Альберт Эйнштейн и Илья Эренбург
Фото: hermitagefineart.com

***

Писатель живет жизнью своего общества и показывает то, что происходит в гуще жизни, а не в стороне от нее; он показывает людей и народ в движении. Чацкий не был типическим с точки зрения статистики, но он выражал негодование и смутные надежды передовых кругов России. Гончаров создал Обломова не потому, что Обломов был курьезом, а потому, что обломовщина была общественным бедствием. Любовь Анны Карениной исключительна по своей напряженности, но она понятна всем.

***

Толстой, Тургенев, Гончаров, Чехов прекрасно знали, что почувствуют их герои при любых обстоятельствах и как они поступят. Советскому писателю труднее разобраться в мыслях и чувствах своих быстро меняющихся современников.

***

Если архитекторы теперь работают над восстановлением разрушенных городов, то почетная задача писателей — способствовать восстановлению искалеченных человеческих душ. Жадно ждут честного и горячего слова миллионы людей, отвыкших от живой речи; с надеждой они смотрят на русских, украинских, белорусских, литовских, латышских, эстонских писателей. Найдем нужные слова, и пусть они будут живой водой.

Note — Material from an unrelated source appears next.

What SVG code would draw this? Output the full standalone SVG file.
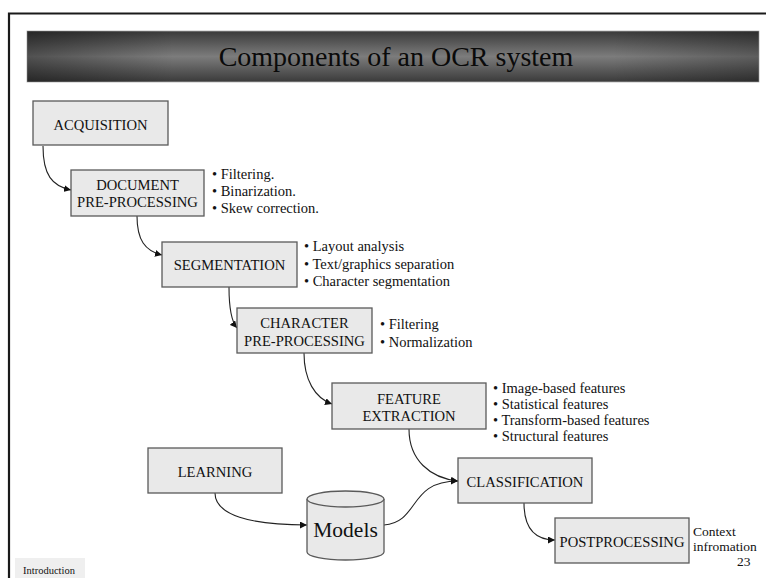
<svg xmlns="http://www.w3.org/2000/svg" width="766" height="578" viewBox="0 0 766 578">
<defs>
  <linearGradient id="titleGrad" x1="0" y1="0" x2="0" y2="1">
    <stop offset="0" stop-color="#3a3a3a"/>
    <stop offset="0.5" stop-color="#7c7c7c"/>
    <stop offset="1" stop-color="#3a3a3a"/>
  </linearGradient>
  <linearGradient id="titleEdge" x1="0" y1="0" x2="1" y2="0">
    <stop offset="0" stop-color="#000" stop-opacity="0.35"/>
    <stop offset="0.2" stop-color="#000" stop-opacity="0"/>
    <stop offset="0.8" stop-color="#000" stop-opacity="0"/>
    <stop offset="1" stop-color="#000" stop-opacity="0.25"/>
  </linearGradient>
  <marker id="arrow" markerWidth="7" markerHeight="7" refX="7" refY="3.5" orient="auto" markerUnits="userSpaceOnUse">
    <path d="M0,0 L7,3.5 L0,7 z" fill="#111"/>
  </marker>
</defs>
<style>
  .box { fill: #e9e9e9; stroke: #5a5a5a; stroke-width: 1.3; }
  .lbl { font-family: "Liberation Serif", "Times New Roman", serif; font-size: 14.6px; fill: #111; text-anchor: middle; }
  .bul { font-family: "Liberation Serif", "Times New Roman", serif; font-size: 14.5px; fill: #111; }
  .ctx { font-family: "Liberation Serif", "Times New Roman", serif; font-size: 13.5px; fill: #111; }
  .conn { fill: none; stroke: #222; stroke-width: 1.1; marker-end: url(#arrow); }
</style>
<rect x="0" y="0" width="766" height="578" fill="#fff"/>
<!-- slide frame -->
<path d="M9,578 L9,13.5 L766,13.5" fill="none" stroke="#1a1a1a" stroke-width="2.2"/>
<!-- title bar -->
<g id="title">
  <rect x="27" y="31" width="732" height="51" fill="url(#titleGrad)" stroke="#b0b0b0" stroke-width="0.8"/>
  <rect x="27" y="31" width="732" height="51" fill="url(#titleEdge)"/>
  <text x="396" y="66" font-family="Liberation Serif, Times New Roman, serif" font-size="28" fill="#0a0a0a" text-anchor="middle">Components of an OCR system</text>
</g>

<g id="connectors">
  <path class="conn" d="M43,146 C43,175 52,186 71,190"/>
  <path class="conn" d="M137,216 C137,240 145,251 162,255"/>
  <path class="conn" d="M229,287 C229,305 231,321 237,328"/>
  <path class="conn" d="M304,353 C304,380 315,398 332,404"/>
  <path class="conn" d="M409,429 C409,460 430,478 458,481"/>
  <path class="conn" d="M384,525 C420,522 408,481 458,481"/>
  <path class="conn" d="M215,493 C215,515 250,525 307,525"/>
  <path class="conn" d="M524,503 C524,528 535,540 555,540"/>
</g>

<g id="acquisition">
  <rect class="box" x="33" y="101" width="135" height="44"/>
  <text class="lbl" x="100.5" y="130">ACQUISITION</text>
</g>
<g id="document-preprocessing">
  <rect class="box" x="71" y="170" width="133" height="46"/>
  <text class="lbl" x="137.5" y="190">DOCUMENT</text>
  <text class="lbl" x="137.5" y="207">PRE-PROCESSING</text>
  <text class="bul" x="212" y="179">• Filtering.</text>
  <text class="bul" x="212" y="196">• Binarization.</text>
  <text class="bul" x="212" y="213">• Skew correction.</text>
</g>
<g id="segmentation">
  <rect class="box" x="162" y="242" width="135" height="45"/>
  <text class="lbl" x="229.5" y="270">SEGMENTATION</text>
  <text class="bul" x="304" y="251">• Layout analysis</text>
  <text class="bul" x="304" y="268.5">• Text/graphics separation</text>
  <text class="bul" x="304" y="286">• Character segmentation</text>
</g>
<g id="character-preprocessing">
  <rect class="box" x="237" y="308" width="135" height="45"/>
  <text class="lbl" x="304.5" y="328">CHARACTER</text>
  <text class="lbl" x="304.5" y="345.5">PRE-PROCESSING</text>
  <text class="bul" x="380" y="329">• Filtering</text>
  <text class="bul" x="380" y="347">• Normalization</text>
</g>
<g id="feature-extraction">
  <rect class="box" x="332" y="383" width="154" height="46"/>
  <text class="lbl" x="409" y="404">FEATURE</text>
  <text class="lbl" x="409" y="421">EXTRACTION</text>
  <text class="bul" x="493" y="393">• Image-based features</text>
  <text class="bul" x="493" y="409">• Statistical features</text>
  <text class="bul" x="493" y="425">• Transform-based features</text>
  <text class="bul" x="493" y="441">• Structural features</text>
</g>
<g id="classification">
  <rect class="box" x="458" y="458" width="134" height="45"/>
  <text class="lbl" x="525" y="487">CLASSIFICATION</text>
</g>
<g id="learning">
  <rect class="box" x="148" y="448" width="134" height="45"/>
  <text class="lbl" x="215" y="477">LEARNING</text>
</g>
<g id="models">
  <path d="M307,499 L307,552 A38.5,8 0 0 0 384,552 L384,499" class="box"/>
  <ellipse cx="345.5" cy="499" rx="38.5" ry="8" class="box"/>
  <text x="345.5" y="537" font-family="Liberation Serif, Times New Roman, serif" font-size="21.5" fill="#111" text-anchor="middle">Models</text>
</g>
<g id="postprocessing">
  <rect class="box" x="555" y="518" width="134" height="45"/>
  <text class="lbl" x="622" y="547">POSTPROCESSING</text>
  <text class="ctx" x="693" y="536">Context</text>
  <text class="ctx" x="693" y="551">infromation</text>
</g>
<text class="ctx" x="737" y="566">23</text>
<g id="footer">
  <rect x="15" y="558" width="70" height="20" fill="#efefef"/>
  <text x="23" y="574" font-family="Liberation Serif, Times New Roman, serif" font-size="10.5" fill="#111">Introduction</text>
</g>
</svg>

О фашизме и победе над ним

В исто­рии бывали побежденные, у которых можно было чему-нибудь научиться. Не таков фашизм. <...> Нельзя принять, чтобы даже в разбавленном растворе фашизм сохранился где-нибудь на земном шаре. Нельзя принять, чтобы даже в перекрашенном виде низменные наветы фашизма остались в сердце хотя бы одного человека.

***

Фашизм одновременно оскорблял прошлое и лебезил перед ним. Футурист Маринетти, ставший шутом шута Муссолини, требовал уничтожения древностей Италии, как бы предвосхищая труды Гитлера. Тем временем немецкие друзья Маринетти в 1934 году уже уничтожали современное искусство, выкидывали из музеев полотна Ренуара и Матисса, строили жилые дома по типу средневековых бастионов, возрождали дуэли на молотах. Фашисты искали в истории оправдания себе: духоты, мрака, нетерпимости. Ведь в прошлом каждого народа можно найти и живое семя, и трупный яд.

***

Добить фашизм нелегко. Мы его добьем: этого требует совесть народа, но теперь, как никогда прежде, требуется напряжение всех душевных сил, чтобы не погас священный огонь ненависти к фашизму. И если его нельзя разжечь бумагой, его можно раздуть дыханием. Мы должны дойти до конца. И мы дойдем. Я хочу только, чтобы в час победы, в час, когда на Пушкинской площади вспыхнут огни, когда вернутся тишина, шелест листьев, шепот влюбленных, чтобы в этот прекрасный день народ сказал: писатели были со мной до конца, с ними я шел навстречу смерти, с ними я буду жить.